-- Start of DATA SECTION --
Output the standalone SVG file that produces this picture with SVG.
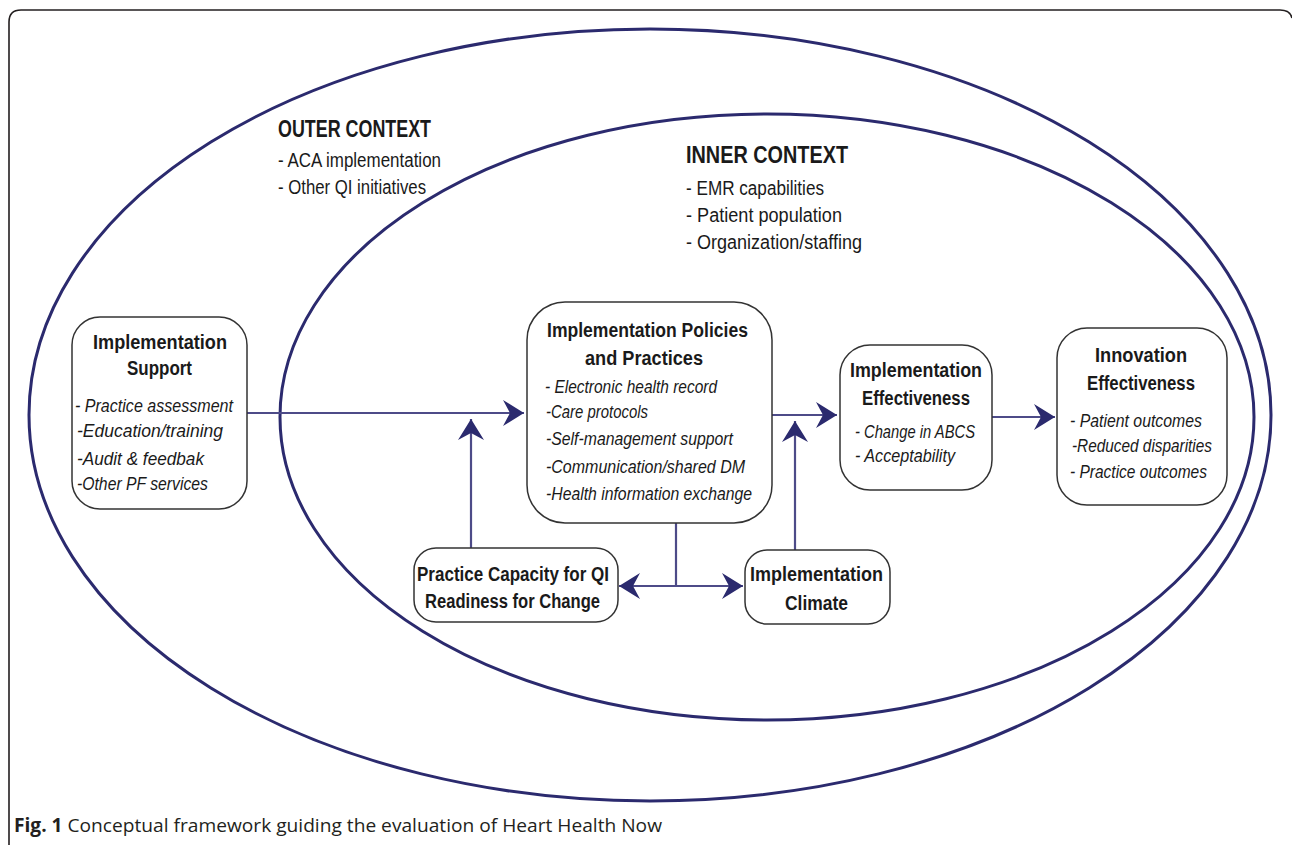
<svg xmlns="http://www.w3.org/2000/svg" width="1292" height="845" viewBox="0 0 1292 845">
<defs>
<style>
.frame{fill:none;stroke:#231f20;stroke-width:1.6}
.ell{fill:none;stroke:#2b2a6e;stroke-width:3}
.box{fill:#fff;stroke:#333;stroke-width:1.5}
.t{font-family:"Liberation Sans",Arial,sans-serif;fill:#1a1a1a}
.ttl{font-size:19.5px;font-weight:bold}
.itm{font-size:19px;font-style:italic}
.ctx{font-size:23px;font-weight:bold}
.ci{font-size:20px}
.cap{font-family:"Open Sans","Liberation Sans",sans-serif;font-size:19px;fill:#231f20}
.ln{fill:none;stroke:#4d4b88;stroke-width:2.2}
</style>
<marker id="ah" markerUnits="userSpaceOnUse" markerWidth="24" markerHeight="28" viewBox="-22 -14 24 28" refX="0" refY="0" orient="auto-start-reverse">
<path d="M0,0 L-21,-13 L-14,0 L-21,13 Z" fill="#2b2a6e"/>
</marker>
</defs>
<rect width="1292" height="845" fill="#fff"/>
<path class="frame" d="M9,860 L9,22 Q9,10 21,10 L1280,10 Q1290,10 1292,18"/>
<g id="outer-context">
<ellipse class="ell" cx="650" cy="415" rx="621" ry="386"/>
<text class="t ctx" x="278" y="137" textLength="153" lengthAdjust="spacingAndGlyphs">OUTER CONTEXT</text>
<text class="t ci" x="278" y="167" textLength="163" lengthAdjust="spacingAndGlyphs">- ACA implementation</text>
<text class="t ci" x="278" y="194" textLength="148" lengthAdjust="spacingAndGlyphs">- Other QI initiatives</text>
</g>
<g id="inner-context">
<ellipse class="ell" cx="767" cy="417" rx="487" ry="303"/>
<text class="t ctx" x="686" y="163" textLength="162" lengthAdjust="spacingAndGlyphs">INNER CONTEXT</text>
<text class="t ci" x="686" y="195" textLength="138" lengthAdjust="spacingAndGlyphs">- EMR capabilities</text>
<text class="t ci" x="686" y="222" textLength="156" lengthAdjust="spacingAndGlyphs">- Patient population</text>
<text class="t ci" x="686" y="249" textLength="176" lengthAdjust="spacingAndGlyphs">- Organization/staffing</text>
</g>
<g id="connectors">
<line class="ln" x1="247" y1="413" x2="524" y2="413" marker-end="url(#ah)"/>
<line class="ln" x1="772" y1="415" x2="837" y2="415" marker-end="url(#ah)"/>
<line class="ln" x1="992" y1="417" x2="1055" y2="417" marker-end="url(#ah)"/>
<line class="ln" x1="471" y1="548" x2="471" y2="419" marker-end="url(#ah)"/>
<line class="ln" x1="795" y1="550" x2="795" y2="421" marker-end="url(#ah)"/>
<line class="ln" x1="676" y1="523" x2="676" y2="586"/>
<line class="ln" x1="619" y1="586" x2="743" y2="586" marker-start="url(#ah)" marker-end="url(#ah)"/>
</g>
<g id="implementation-support">
<rect class="box" x="72" y="317" width="175" height="192" rx="28"/>
<text class="t ttl" x="93" y="349" textLength="134" lengthAdjust="spacingAndGlyphs">Implementation</text>
<text class="t ttl" x="127" y="375" textLength="65" lengthAdjust="spacingAndGlyphs">Support</text>
<text class="t itm" x="75" y="412" textLength="158" lengthAdjust="spacingAndGlyphs">- Practice assessment</text>
<text class="t itm" x="77" y="437" textLength="146" lengthAdjust="spacingAndGlyphs">-Education/training</text>
<text class="t itm" x="77" y="465" textLength="127" lengthAdjust="spacingAndGlyphs">-Audit &amp; feedbak</text>
<text class="t itm" x="77" y="490" textLength="131" lengthAdjust="spacingAndGlyphs">-Other PF services</text>
</g>
<g id="implementation-policies">
<rect class="box" x="527" y="302" width="245" height="221" rx="38"/>
<text class="t ttl" x="547" y="337" textLength="201" lengthAdjust="spacingAndGlyphs">Implementation Policies</text>
<text class="t ttl" x="585" y="365" textLength="118" lengthAdjust="spacingAndGlyphs">and Practices</text>
<text class="t itm" x="545" y="393" textLength="172" lengthAdjust="spacingAndGlyphs">- Electronic health record</text>
<text class="t itm" x="546" y="418" textLength="102" lengthAdjust="spacingAndGlyphs">-Care protocols</text>
<text class="t itm" x="546" y="445" textLength="187" lengthAdjust="spacingAndGlyphs">-Self-management support</text>
<text class="t itm" x="546" y="473" textLength="199" lengthAdjust="spacingAndGlyphs">-Communication/shared DM</text>
<text class="t itm" x="546" y="500" textLength="206" lengthAdjust="spacingAndGlyphs">-Health information exchange</text>
</g>
<g id="practice-capacity">
<rect class="box" x="414" y="548" width="204" height="74" rx="22"/>
<text class="t ttl" x="417" y="581" textLength="192" lengthAdjust="spacingAndGlyphs">Practice Capacity for QI</text>
<text class="t ttl" x="425" y="608" textLength="175" lengthAdjust="spacingAndGlyphs">Readiness for Change</text>
</g>
<g id="implementation-climate">
<rect class="box" x="745" y="550" width="145" height="74" rx="22"/>
<text class="t ttl" x="750" y="581" textLength="133" lengthAdjust="spacingAndGlyphs">Implementation</text>
<text class="t ttl" x="785" y="610" textLength="63" lengthAdjust="spacingAndGlyphs">Climate</text>
</g>
<g id="implementation-effectiveness">
<rect class="box" x="840" y="345" width="152" height="145" rx="30"/>
<text class="t ttl" x="850" y="377" textLength="132" lengthAdjust="spacingAndGlyphs">Implementation</text>
<text class="t ttl" x="862" y="405" textLength="108" lengthAdjust="spacingAndGlyphs">Effectiveness</text>
<text class="t itm" x="855" y="438" textLength="120" lengthAdjust="spacingAndGlyphs">- Change in ABCS</text>
<text class="t itm" x="855" y="462" textLength="100" lengthAdjust="spacingAndGlyphs">- Acceptability</text>
</g>
<g id="innovation-effectiveness">
<rect class="box" x="1057" y="328" width="170" height="177" rx="30"/>
<text class="t ttl" x="1095" y="362" textLength="92" lengthAdjust="spacingAndGlyphs">Innovation</text>
<text class="t ttl" x="1087" y="390" textLength="108" lengthAdjust="spacingAndGlyphs">Effectiveness</text>
<text class="t itm" x="1070" y="427" textLength="132" lengthAdjust="spacingAndGlyphs">- Patient outcomes</text>
<text class="t itm" x="1072" y="452" textLength="140" lengthAdjust="spacingAndGlyphs">-Reduced disparities</text>
<text class="t itm" x="1070" y="478" textLength="137" lengthAdjust="spacingAndGlyphs">- Practice outcomes</text>
</g>
<text class="cap" x="14" y="832" textLength="648" lengthAdjust="spacingAndGlyphs"><tspan font-weight="bold">Fig. 1</tspan> Conceptual framework guiding the evaluation of Heart Health Now</text>
</svg>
-- End of DATA SECTION --
Output all of the data exactly as it stands, minus any images.

SOLUTION TO THE PROBLEM
Output the standalone SVG file that produces this picture with SVG.
<svg xmlns="http://www.w3.org/2000/svg" width="1292" height="845" viewBox="0 0 1292 845">
<defs>
<style>
.frame{fill:none;stroke:#231f20;stroke-width:1.6}
.ell{fill:none;stroke:#2b2a6e;stroke-width:3}
.box{fill:#fff;stroke:#333;stroke-width:1.5}
.t{font-family:"Liberation Sans",Arial,sans-serif;fill:#1a1a1a}
.ttl{font-size:19.5px;font-weight:bold}
.itm{font-size:19px;font-style:italic}
.ctx{font-size:23px;font-weight:bold}
.ci{font-size:20px}
.cap{font-family:"Open Sans","Liberation Sans",sans-serif;font-size:19px;fill:#231f20}
.ln{fill:none;stroke:#4d4b88;stroke-width:2.2}
</style>
<marker id="ah" markerUnits="userSpaceOnUse" markerWidth="24" markerHeight="28" viewBox="-22 -14 24 28" refX="0" refY="0" orient="auto-start-reverse">
<path d="M0,0 L-21,-13 L-14,0 L-21,13 Z" fill="#2b2a6e"/>
</marker>
</defs>
<rect width="1292" height="845" fill="#fff"/>
<path class="frame" d="M9,860 L9,22 Q9,10 21,10 L1280,10 Q1290,10 1292,18"/>
<g id="outer-context">
<ellipse class="ell" cx="650" cy="415" rx="621" ry="386"/>
<text class="t ctx" x="278" y="137" textLength="153" lengthAdjust="spacingAndGlyphs">OUTER CONTEXT</text>
<text class="t ci" x="278" y="167" textLength="163" lengthAdjust="spacingAndGlyphs">- ACA implementation</text>
<text class="t ci" x="278" y="194" textLength="148" lengthAdjust="spacingAndGlyphs">- Other QI initiatives</text>
</g>
<g id="inner-context">
<ellipse class="ell" cx="767" cy="417" rx="487" ry="303"/>
<text class="t ctx" x="686" y="163" textLength="162" lengthAdjust="spacingAndGlyphs">INNER CONTEXT</text>
<text class="t ci" x="686" y="195" textLength="138" lengthAdjust="spacingAndGlyphs">- EMR capabilities</text>
<text class="t ci" x="686" y="222" textLength="156" lengthAdjust="spacingAndGlyphs">- Patient population</text>
<text class="t ci" x="686" y="249" textLength="176" lengthAdjust="spacingAndGlyphs">- Organization/staffing</text>
</g>
<g id="connectors">
<line class="ln" x1="247" y1="413" x2="524" y2="413" marker-end="url(#ah)"/>
<line class="ln" x1="772" y1="415" x2="837" y2="415" marker-end="url(#ah)"/>
<line class="ln" x1="992" y1="417" x2="1055" y2="417" marker-end="url(#ah)"/>
<line class="ln" x1="471" y1="548" x2="471" y2="419" marker-end="url(#ah)"/>
<line class="ln" x1="795" y1="550" x2="795" y2="421" marker-end="url(#ah)"/>
<line class="ln" x1="676" y1="523" x2="676" y2="586"/>
<line class="ln" x1="619" y1="586" x2="743" y2="586" marker-start="url(#ah)" marker-end="url(#ah)"/>
</g>
<g id="implementation-support">
<rect class="box" x="72" y="317" width="175" height="192" rx="28"/>
<text class="t ttl" x="93" y="349" textLength="134" lengthAdjust="spacingAndGlyphs">Implementation</text>
<text class="t ttl" x="127" y="375" textLength="65" lengthAdjust="spacingAndGlyphs">Support</text>
<text class="t itm" x="75" y="412" textLength="158" lengthAdjust="spacingAndGlyphs">- Practice assessment</text>
<text class="t itm" x="77" y="437" textLength="146" lengthAdjust="spacingAndGlyphs">-Education/training</text>
<text class="t itm" x="77" y="465" textLength="127" lengthAdjust="spacingAndGlyphs">-Audit &amp; feedbak</text>
<text class="t itm" x="77" y="490" textLength="131" lengthAdjust="spacingAndGlyphs">-Other PF services</text>
</g>
<g id="implementation-policies">
<rect class="box" x="527" y="302" width="245" height="221" rx="38"/>
<text class="t ttl" x="547" y="337" textLength="201" lengthAdjust="spacingAndGlyphs">Implementation Policies</text>
<text class="t ttl" x="585" y="365" textLength="118" lengthAdjust="spacingAndGlyphs">and Practices</text>
<text class="t itm" x="545" y="393" textLength="172" lengthAdjust="spacingAndGlyphs">- Electronic health record</text>
<text class="t itm" x="546" y="418" textLength="102" lengthAdjust="spacingAndGlyphs">-Care protocols</text>
<text class="t itm" x="546" y="445" textLength="187" lengthAdjust="spacingAndGlyphs">-Self-management support</text>
<text class="t itm" x="546" y="473" textLength="199" lengthAdjust="spacingAndGlyphs">-Communication/shared DM</text>
<text class="t itm" x="546" y="500" textLength="206" lengthAdjust="spacingAndGlyphs">-Health information exchange</text>
</g>
<g id="practice-capacity">
<rect class="box" x="414" y="548" width="204" height="74" rx="22"/>
<text class="t ttl" x="417" y="581" textLength="192" lengthAdjust="spacingAndGlyphs">Practice Capacity for QI</text>
<text class="t ttl" x="425" y="608" textLength="175" lengthAdjust="spacingAndGlyphs">Readiness for Change</text>
</g>
<g id="implementation-climate">
<rect class="box" x="745" y="550" width="145" height="74" rx="22"/>
<text class="t ttl" x="750" y="581" textLength="133" lengthAdjust="spacingAndGlyphs">Implementation</text>
<text class="t ttl" x="785" y="610" textLength="63" lengthAdjust="spacingAndGlyphs">Climate</text>
</g>
<g id="implementation-effectiveness">
<rect class="box" x="840" y="345" width="152" height="145" rx="30"/>
<text class="t ttl" x="850" y="377" textLength="132" lengthAdjust="spacingAndGlyphs">Implementation</text>
<text class="t ttl" x="862" y="405" textLength="108" lengthAdjust="spacingAndGlyphs">Effectiveness</text>
<text class="t itm" x="855" y="438" textLength="120" lengthAdjust="spacingAndGlyphs">- Change in ABCS</text>
<text class="t itm" x="855" y="462" textLength="100" lengthAdjust="spacingAndGlyphs">- Acceptability</text>
</g>
<g id="innovation-effectiveness">
<rect class="box" x="1057" y="328" width="170" height="177" rx="30"/>
<text class="t ttl" x="1095" y="362" textLength="92" lengthAdjust="spacingAndGlyphs">Innovation</text>
<text class="t ttl" x="1087" y="390" textLength="108" lengthAdjust="spacingAndGlyphs">Effectiveness</text>
<text class="t itm" x="1070" y="427" textLength="132" lengthAdjust="spacingAndGlyphs">- Patient outcomes</text>
<text class="t itm" x="1072" y="452" textLength="140" lengthAdjust="spacingAndGlyphs">-Reduced disparities</text>
<text class="t itm" x="1070" y="478" textLength="137" lengthAdjust="spacingAndGlyphs">- Practice outcomes</text>
</g>
<text class="cap" x="14" y="832" textLength="648" lengthAdjust="spacingAndGlyphs"><tspan font-weight="bold">Fig. 1</tspan> Conceptual framework guiding the evaluation of Heart Health Now</text>
</svg>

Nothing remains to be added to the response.